If you are someone responsible for a multiple country/language website or still don’t know which side of the ‘rules’ you come down on from an IP delivery perspective. Here is a good video from Google Webmaster Central. It is worth a watch.

In essence, look at what Google want and are doing with IP delivery and you won’t go far wrong. There are other benefits that you can incorporate from a SEO perspective, but more of those in a future post.

robots.txt

Friday, June 20th, 2008

OK, on my “post per day” quest, sometimes we need to cover in depth topics and sometimes the more basic. Today is one of the latter, but get the robots.txt file wrong and you will omit your pages from all (decent) search engines.

Well, robots.txt is a file that (should, in most cases) sit in the root directory of your web server and it is a file that all the major search engine robots access before they start doing their collection work on your site. The best way of thinking about this file is that it is like leaving a note for someone with directions, the main difference is that the note (mainly) contains instructions for the things that you do NOT want that person to do.

A basic robots.txt file (which you can create in any text editor or there are also some automated programmes like this. Also, Google has a basic editor in its Webmaster Tools programme) looks like this:

User-agent: *
Disallow: /bank/details.html
Disallow: /personal/stuff.html
Disallow: /testscripts/

The user agent part is where you can specify which robots you want to give instructions to; the ‘*’ indicated “all spiders”. Alternatively, you can input ‘google’ here or whatever if you only want that robot to have that particular instruction. The disallow part is (as you would expect) the parts of your webserver that you would rather the robots not visit.
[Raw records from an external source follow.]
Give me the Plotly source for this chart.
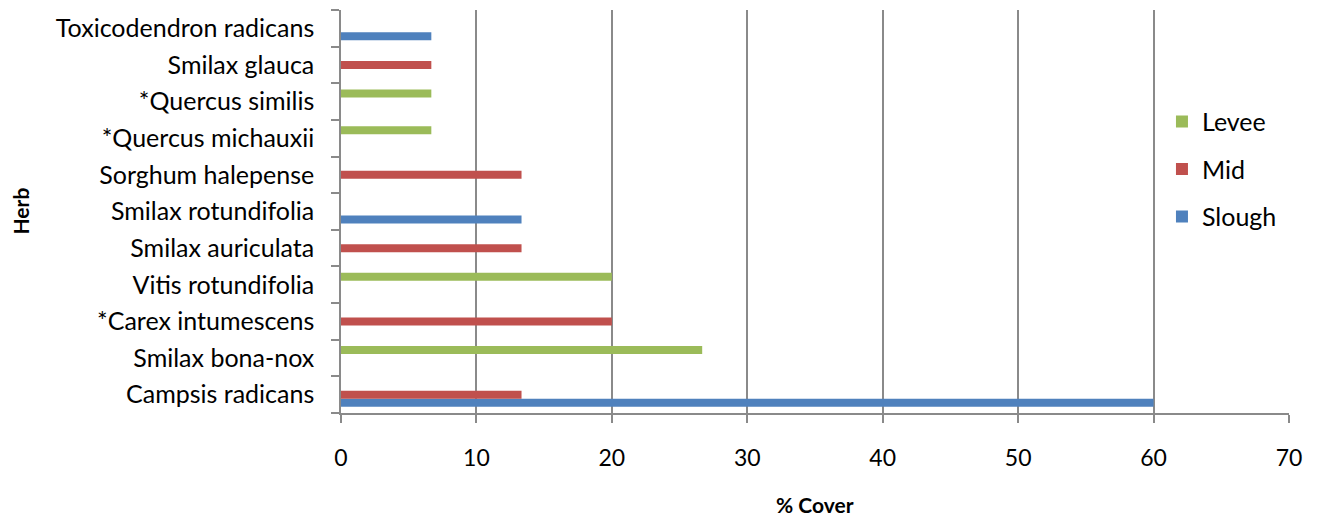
import plotly.graph_objects as go

categories = [
    "Campsis radicans", "Smilax bona-nox", "*Carex intumescens", "Vitis rotundifolia",
    "Smilax auriculata", "Smilax rotundifolia", "Sorghum halepense", "*Quercus michauxii",
    "*Quercus similis", "Smilax glauca", "Toxicodendron radicans",
]
slough = [60, 0, 0, 0, 0, 13.33, 0, 0, 0, 0, 6.67]
mid = [13.33, 0, 20, 0, 13.33, 0, 13.33, 0, 0, 6.67, 0]
levee = [0, 26.67, 0, 20, 0, 0, 0, 6.67, 6.67, 0, 0]
x_ticks = [0, 10, 20, 30, 40, 50, 60, 70]

FONT = "Lato"
GRID = "#8a8a8a"

fig = go.Figure()
for name, vals, col, rank in [("Slough", slough, "#4F81BD", 3), ("Mid", mid, "#C0504D", 2),
                              ("Levee", levee, "#9BBB59", 1)]:
    fig.add_trace(go.Bar(y=categories, x=vals, name=name, orientation="h",
                         marker=dict(color=col, line=dict(width=0)), legendgroup=name,
                         legendrank=rank))

fig.update_layout(
    width=1309, height=511,
    margin=dict(l=333, r=28, t=2, b=106),
    paper_bgcolor="white", plot_bgcolor="white",
    barmode="group", bargap=0.345, bargroupgap=0,
    font=dict(family=FONT, size=25, color="black"),
    legend=dict(x=0.866, xanchor="left", y=0.78, yanchor="top", traceorder="grouped",
                tracegroupgap=12, font=dict(size=25), bgcolor="rgba(0,0,0,0)"),
    xaxis=dict(range=[0, 70], tickvals=x_ticks, showgrid=True, gridcolor=GRID, gridwidth=1.5,
               showline=True, linecolor=GRID, linewidth=1.5, ticks="outside", ticklen=8,
               tickcolor=GRID, tickwidth=1.5, zeroline=False, ticklabelstandoff=16,
               tickfont=dict(size=23)),
    yaxis=dict(categoryorder="array", categoryarray=categories, showline=True, linecolor=GRID,
               linewidth=1.5, ticks="outside", tickson="boundaries", ticklen=8, tickcolor=GRID,
               tickwidth=1.5, showgrid=False, ticklabelstandoff=20, tickfont=dict(size=25)),
    annotations=[
        dict(text="<b>% Cover</b>", xref="paper", yref="paper", x=0.5, y=-0.226,
             xanchor="center", yanchor="middle", showarrow=False, font=dict(size=21)),
        dict(text="<b>Herb</b>", xref="paper", yref="paper", x=(20 - 341) / 948, y=0.5,
             xanchor="center", yanchor="middle", showarrow=False, textangle=-90, font=dict(size=21)),
    ],
)

fig.write_html("out.html")
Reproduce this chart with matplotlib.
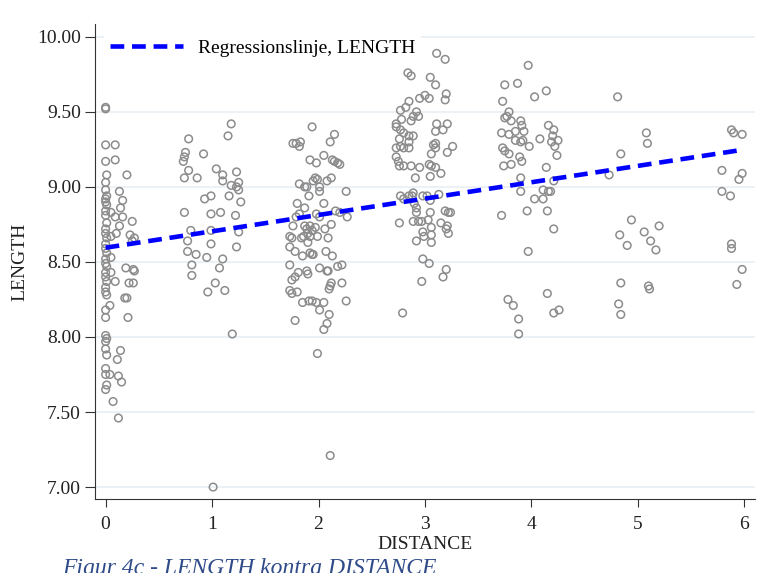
import matplotlib
matplotlib.use("Agg")
import matplotlib.pyplot as plt

plt.rcParams['font.family'] = ['Liberation Serif', 'DejaVu Serif']

# DISTANCE / LENGTH, one pair of lists per distance group
dist_0 = [0.0, 0.0, 0.0, 0.0, 0.01, 0.0, 0.0, 0.01, 0.0, 0.0, 0.01, 0.0, 0.0, 0.01, 0.0, 0.0,
          0.01, 0.0, 0.0, 0.01, 0.0, 0.0, 0.01, 0.0, 0.0, 0.01, 0.0, 0.0, 0.01, 0.0, 0.0,
          0.0, 0.01, 0.0, 0.0, 0.01, 0.0, 0.0, 0.01, 0.0,
          0.09, 0.09, 0.20, 0.13, 0.16, 0.14, 0.05, 0.09, 0.16, 0.13, 0.10, 0.05, 0.25,
          0.23, 0.27, 0.25, 0.05, 0.19, 0.26, 0.27, 0.05, 0.09, 0.22, 0.26, 0.18, 0.20,
          0.04, 0.21, 0.14, 0.11, 0.04, 0.12, 0.15, 0.07, 0.12]
len_0 = [9.53, 9.52, 9.28, 9.17, 9.08, 9.03, 8.98, 8.94, 8.92, 8.90, 8.88, 8.84, 8.81, 8.76,
         8.72, 8.69, 8.66, 8.62, 8.59, 8.56, 8.52, 8.49, 8.47, 8.43, 8.40, 8.37, 8.33, 8.30,
         8.28, 8.18, 8.13,
         8.01, 7.99, 7.97, 7.92, 7.88, 7.79, 7.75, 7.68, 7.65,
         9.28, 9.18, 9.08, 8.97, 8.91, 8.86, 8.83, 8.80, 8.80, 8.74, 8.69, 8.67, 8.77,
         8.68, 8.66, 8.64, 8.53, 8.46, 8.45, 8.44, 8.43, 8.37, 8.36, 8.36, 8.26, 8.26,
         8.21, 8.13, 7.91, 7.85, 7.75, 7.74, 7.70, 7.57, 7.46]

dist_1 = [0.78, 1.18, 1.15, 0.75, 0.74, 0.73, 0.92, 0.78, 0.74, 0.86, 1.04, 1.10, 1.10,
          1.23, 1.25, 1.18, 1.23, 1.25, 1.16, 1.27, 0.93, 0.99, 0.74, 0.99, 1.08, 1.22,
          0.80, 0.99, 1.25, 0.77, 0.99, 1.23, 0.77, 0.85, 0.95, 1.10, 0.81, 1.07, 0.81,
          1.03, 0.96, 1.12, 1.19, 1.01]
len_1 = [9.32, 9.42, 9.34, 9.23, 9.20, 9.17, 9.22, 9.11, 9.06, 9.06, 9.12, 9.08, 9.04,
         9.10, 9.03, 9.01, 9.00, 8.98, 8.94, 8.90, 8.92, 8.94, 8.83, 8.82, 8.83, 8.81,
         8.71, 8.71, 8.70, 8.64, 8.62, 8.60, 8.57, 8.55, 8.53, 8.52, 8.48, 8.46, 8.41,
         8.36, 8.30, 8.31, 8.02, 7.00]

dist_2 = [1.94, 1.76, 1.79, 1.83, 1.82, 2.15, 2.11, 1.92, 1.98, 2.05, 2.13, 2.15, 2.18,
          2.20, 1.97, 1.99, 1.95, 2.12, 2.08, 1.82, 1.87, 1.89, 2.01, 2.01, 1.91, 2.26,
          2.05, 1.80, 1.87, 1.82, 1.79, 1.98, 2.16, 2.20, 2.27, 2.01, 1.76, 1.87, 1.89,
          1.92, 1.94, 1.97, 2.12, 2.06, 1.90, 1.92, 1.86, 1.99, 1.73, 1.75, 2.09, 1.84,
          1.90, 1.73, 1.78, 1.85, 1.92, 1.94, 1.95, 2.07, 2.13, 1.73, 1.81, 1.89, 1.90,
          2.01, 2.08, 2.09, 2.18, 2.22, 1.75, 1.78, 1.73, 1.75, 1.80, 2.11, 2.12, 2.10,
          2.22, 1.85, 1.91, 1.94, 1.98, 2.05, 2.01, 2.26, 2.10, 1.78, 2.08, 2.05, 1.99,
          2.11]
len_2 = [9.40, 9.29, 9.29, 9.30, 9.27, 9.35, 9.30, 9.18, 9.16, 9.21, 9.18, 9.17, 9.16,
         9.15, 9.06, 9.05, 9.04, 9.06, 9.04, 9.02, 9.00, 9.00, 9.00, 8.97, 8.94, 8.97,
         8.89, 8.89, 8.86, 8.82, 8.80, 8.82, 8.84, 8.83, 8.80, 8.80, 8.74, 8.74, 8.72,
         8.74, 8.71, 8.73, 8.75, 8.72, 8.69, 8.67, 8.67, 8.67, 8.67, 8.66, 8.66, 8.66,
         8.63, 8.60, 8.57, 8.54, 8.56, 8.55, 8.55, 8.57, 8.54, 8.48, 8.43, 8.44, 8.42,
         8.46, 8.44, 8.44, 8.47, 8.48, 8.38, 8.40, 8.31, 8.29, 8.30, 8.34, 8.36, 8.32,
         8.36, 8.23, 8.24, 8.24, 8.23, 8.23, 8.18, 8.24, 8.15, 8.11, 8.09, 8.05, 7.89,
         7.21]

dist_3 = [3.11, 3.19, 2.84, 2.87, 3.05, 3.10, 3.20, 3.19, 2.95, 3.00, 3.04, 2.85, 2.82,
          2.77, 2.92, 2.89, 2.94, 2.73, 2.78, 2.87, 2.73, 2.77, 2.80, 2.76, 2.85, 2.89,
          2.85, 3.11, 3.21, 3.10, 3.17, 2.73, 2.77, 2.80, 2.85, 3.08, 3.10, 3.10, 3.26,
          3.21, 3.06, 2.73, 2.75, 2.80, 2.76, 2.87, 2.95, 3.04, 3.06, 3.10, 3.15, 3.05,
          2.91, 2.77, 2.80, 2.85, 2.88, 2.89, 2.98, 3.02, 3.13, 3.05, 2.90, 2.92, 2.92,
          3.05, 3.19, 3.22, 3.24, 2.76, 2.89, 2.94, 2.97, 3.03, 3.15, 3.21, 3.06, 3.20,
          3.22, 2.98, 2.99, 3.06, 2.92, 3.06, 2.98, 3.04, 3.20, 3.17, 2.97, 2.79]
len_3 = [9.89, 9.85, 9.76, 9.74, 9.73, 9.68, 9.62, 9.58, 9.59, 9.61, 9.59, 9.57, 9.53,
         9.51, 9.50, 9.47, 9.47, 9.42, 9.45, 9.44, 9.40, 9.38, 9.36, 9.32, 9.34, 9.34,
         9.30, 9.42, 9.42, 9.37, 9.38, 9.26, 9.27, 9.26, 9.26, 9.28, 9.29, 9.26, 9.27,
         9.23, 9.22, 9.20, 9.17, 9.14, 9.14, 9.14, 9.13, 9.15, 9.14, 9.13, 9.09, 9.07,
         9.06, 8.94, 8.92, 8.94, 8.94, 8.96, 8.94, 8.94, 8.95, 8.91, 8.89, 8.86, 8.83,
         8.83, 8.84, 8.83, 8.83, 8.76, 8.77, 8.77, 8.77, 8.78, 8.76, 8.74, 8.73, 8.72,
         8.69, 8.70, 8.67, 8.68, 8.64, 8.63, 8.52, 8.49, 8.45, 8.40, 8.37, 8.16]

dist_4 = [3.97, 3.75, 3.87, 3.73, 4.03, 4.14, 3.79, 3.77, 3.75, 3.81, 3.90, 3.91, 3.85,
          3.93, 3.72, 3.79, 3.85, 3.92, 3.90, 3.98, 4.08, 3.73, 3.75, 3.79, 3.89, 3.91,
          3.74, 3.81, 4.16, 4.21, 4.20, 4.25, 4.19, 4.22, 4.24, 4.14, 3.90, 3.90, 4.11,
          4.16, 4.18, 4.21, 4.03, 4.11, 3.96, 4.15, 3.72, 4.21, 3.97, 3.78, 3.83, 3.88,
          3.88, 4.15, 4.21, 4.26]
len_4 = [9.81, 9.68, 9.69, 9.57, 9.60, 9.64, 9.50, 9.47, 9.46, 9.44, 9.44, 9.41, 9.37,
         9.37, 9.36, 9.35, 9.31, 9.31, 9.30, 9.27, 9.32, 9.26, 9.24, 9.22, 9.20, 9.17,
         9.14, 9.15, 9.41, 9.38, 9.34, 9.31, 9.30, 9.27, 9.21, 9.13, 9.06, 8.97, 8.98,
         8.97, 8.97, 9.04, 8.92, 8.92, 8.84, 8.84, 8.81, 8.72, 8.57, 8.25, 8.21, 8.12,
         8.02, 8.29, 8.16, 8.18]

dist_5 = [4.81, 5.08, 5.09, 4.84, 4.73, 4.94, 4.83, 4.90, 5.06, 5.12, 5.20, 5.17, 4.84,
          5.10, 5.11, 4.82, 4.84]
len_5 = [9.60, 9.36, 9.29, 9.22, 9.08, 8.78, 8.68, 8.61, 8.70, 8.64, 8.74, 8.58, 8.36,
         8.34, 8.32, 8.22, 8.15]

dist_6 = [5.88, 5.90, 5.98, 5.79, 5.98, 5.95, 5.79, 5.87, 5.88, 5.88, 5.98, 5.93]
len_6 = [9.38, 9.36, 9.35, 9.11, 9.09, 9.05, 8.97, 8.94, 8.62, 8.59, 8.45, 8.35]

# regression line as drawn in the source
reg_intercept = 8.595
reg_slope = 0.109
reg_x = [0, 6]

y_ticks = [7.0, 7.5, 8.0, 8.5, 9.0, 9.5, 10.0]
x_ticks = [0, 1, 2, 3, 4, 5, 6]

fig = plt.figure(figsize=(7.61, 5.73), dpi=100)
ax = fig.add_axes([0.1248, 0.129, 0.8672, 0.829])

all_x = dist_0 + dist_1 + dist_2 + dist_3 + dist_4 + dist_5 + dist_6
all_y = len_0 + len_1 + len_2 + len_3 + len_4 + len_5 + len_6
ax.scatter(all_x, all_y, s=30, facecolors='none', edgecolors='#8c8c8c',
           linewidths=1.1, zorder=3)

reg_y = [reg_intercept + reg_slope * v for v in reg_x]
ax.plot(reg_x, reg_y, color='#0000ff', lw=3.3, linestyle=(0, (3.0, 1.7)),
        zorder=4, label='Regressionslinje, LENGTH')

ax.set_xlim(-0.1, 6.1)
ax.set_ylim(6.92, 10.085)
ax.set_yticks(y_ticks)
ax.set_yticklabels(['%.2f' % v for v in y_ticks])
ax.set_xticks(x_ticks)
ax.yaxis.grid(True, color='#e9eff3', lw=1.2, zorder=0)
ax.set_axisbelow(True)

for side in ['top', 'right']:
    ax.spines[side].set_visible(False)
ax.spines['left'].set_color('#333333')
ax.spines['bottom'].set_color('#333333')
ax.tick_params(axis='y', length=7, color='#333333', labelsize=14, labelcolor='#222222', pad=3)
ax.tick_params(axis='x', length=6, color='#333333', labelsize=14, labelcolor='#222222', pad=6)

ax.set_xlabel('DISTANCE', fontsize=14, color='#222222', labelpad=2)
ax.set_ylabel('LENGTH', fontsize=14, color='#222222', labelpad=6)

leg = ax.legend(loc='center left', bbox_to_anchor=(0.0136, 0.949), borderaxespad=0,
                fontsize=14, handlelength=3.75, handletextpad=0.77,
                frameon=True, borderpad=0.3)
leg.get_frame().set_facecolor('white')
leg.get_frame().set_edgecolor('none')
leg.get_frame().set_alpha(1.0)

fig.text(62 / 761, (573 - 558) / 573, 'Figur 4c - LENGTH kontra DISTANCE',
         fontsize=17, style='italic', color='#2f4b8a', va='top', ha='left')

fig.savefig('out.png', dpi=100)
This could be for privacy reasons (suck eggs time – although, you need to pretty much not upload things in unprotected areas of your web server that you don’t want people to access) or because you want the spider (who is short on time and patience) to not bother with the unimportant parts of your site and get quickly into the important stuff.

The main thing to remember about disallowing is NOT to do this:

Disallow: /

This will tell the robot not to index anything on your site (unless this is what you want to happen).

Will the pages/sections I disallow stop them getting indexed by Google, etc? Err, no, actually. If someone on the web links to pages that you would rather not be indexed then the spiders will still follow those links and index the pages. If there are pages you truly don’t want indexed then you need to use “noindex” in your meta tag for that page, something like this:

meta name=”ROBOTS” content=”NOINDEX,FOLLOW”

This means that you don’t really want the search engine to index the page, but you are quite happy for it to follow links on the page (more of this in another post).

A good element is that you can tell the robot where your XML sitemap (again, more in another post) is, by using this:

User-agent: *
Sitemap: http://www.searchkingdom.co.uk/sitemap.xml
Disallow:

Another handy thing is that because you know that all good robots access the file first before they visit your site, if you look at the log files and see how many times the robots.txt file has been accessed you can get an idea, over time, of how frequently those little robots are accessing your stuff.

If you are still worried or unsure about all of this, Google have a nice little checker in their Webmaster Tools programme. You can see if the file is in the right place and also see if you have made some (big and small) errors.

Robot.txt won’t make or break your SEM efforts, but get it right and it will help. Get it wrong and prepare to have to sit around until the search engines reindex your site… not nice.